The whole world is anemic and full of good mannered vampires who crave one another’s broken blood. Broken and blue. Broken and blue. Iron is scarce in us: Fe on the periodic table, fer, in French, the feral element undiscoverable in American silhouettes, missing from the blues blood. Through the lens of industrial capitalism, metals belong in machines and factories. Luckily, if not tragically, our bodies too are mechanized and mined for productivity, they are machines and factories that run on precious metals, they are our displaced and living industries, a connection often missed until these vessels begin to shut down and we wonder what enfeebled us, what we might have neglected for too long.
Start with the blood, which feeds the one hundred trillion cells in the body. The blood of the thing is the truth of the thing. If it is missing minerals, the cells starve, or pull them from the bones, like plants yanking up the earth they live in, leaning toward the serpent. You can tell when you start hunching or feeling arthritic tingles that the blood is hungry, that your body has begun to cannibalize itself. But when we’re told we’re iron deficient, that our blood runs cold, we respond in the same way, we try our hand at old fashioned cannibalism. A slab of steak from the belly of abducted cattle, the rib of a cancerous pig who squealed grotesquely while the machines ground its insides to bits inside of an unmarked brick factory in rural Jesus saves territory. Jesus save us? Broken and blue.
This animal flesh we try on as medicine and addiction further acidifies the blood and so more calcium is pulled from the bones and we become cesspools full of semi-digested and rotting proteins, unable to hold ourselves up, bellies rolling onto the horizon, our joints swell, lazy cowering in the upper back that narrows the scope of heart muscle and pinches the nerves in our necks, and we suffer a near constant hunger because we have not fed ourselves. We name it desire and will, though it is the opposite, because we are still starving, still anemic and lacking the magnetic charge that is our birthright. Iron from the blood of other animals is a false hope at salvation, a parasitic temptation, it does not assimilate in the human body besides as the gunk of hopeless inertia.
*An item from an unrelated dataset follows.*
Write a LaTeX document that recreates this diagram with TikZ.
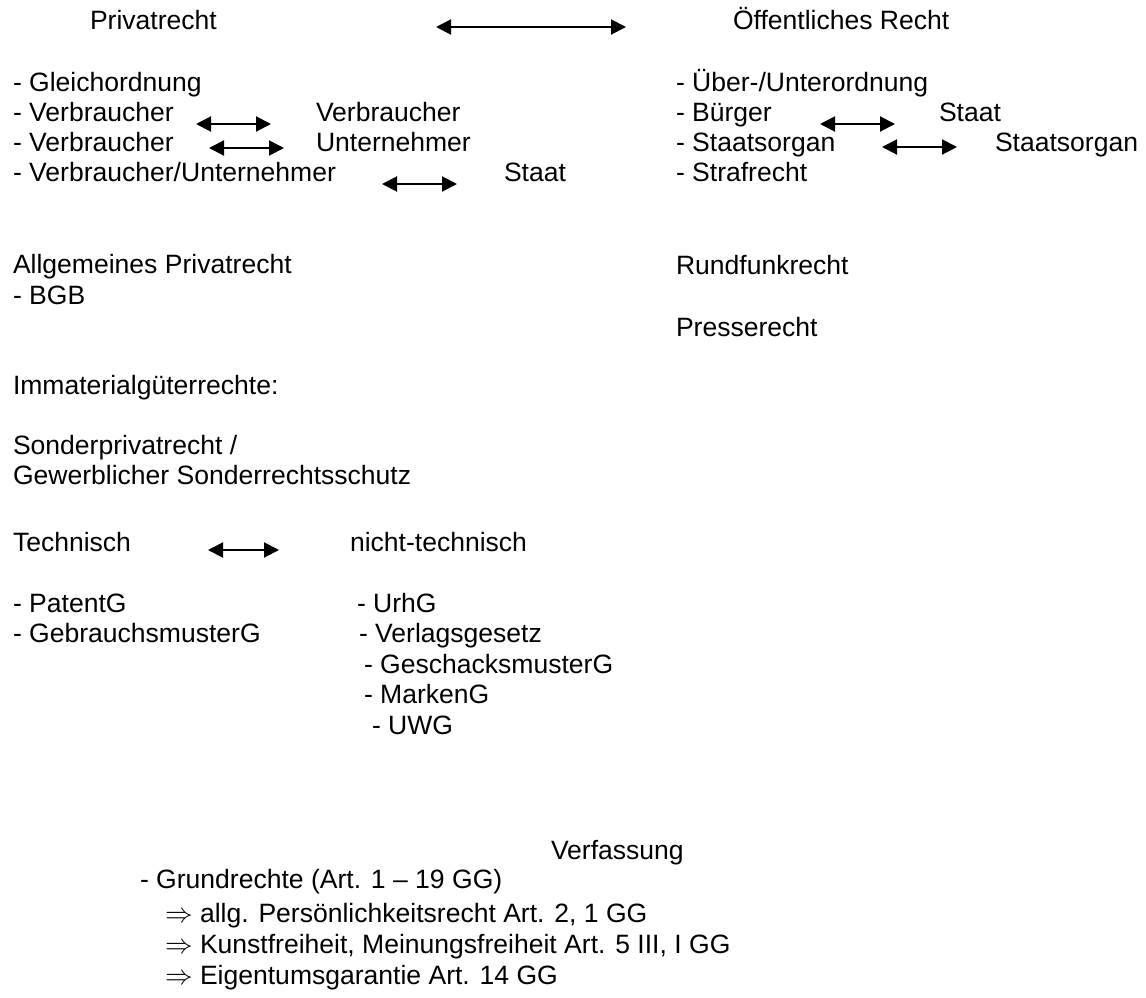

Only produce grown in mineral rich soil and eaten in abundance can restore the electromagnetism of our mangled human blood and unwind its pernicious anemia. Sarsaparilla, nature’s original root beer, in bloom from August 15 to November 15 in the northern hemisphere, can restore the balance of the blood and therefore help us establish a set of healthy red blood cells, which renew themselves every four months based on what we feed them. There’s no way to get all of the minerals you need even from plant foods, but herbs like sarsaparilla help restore the homeostasis that food consumption cannot, especially if your food is grown in today’s mineral deficient soil (which it is, don’t play yourself). Be always finna work a root.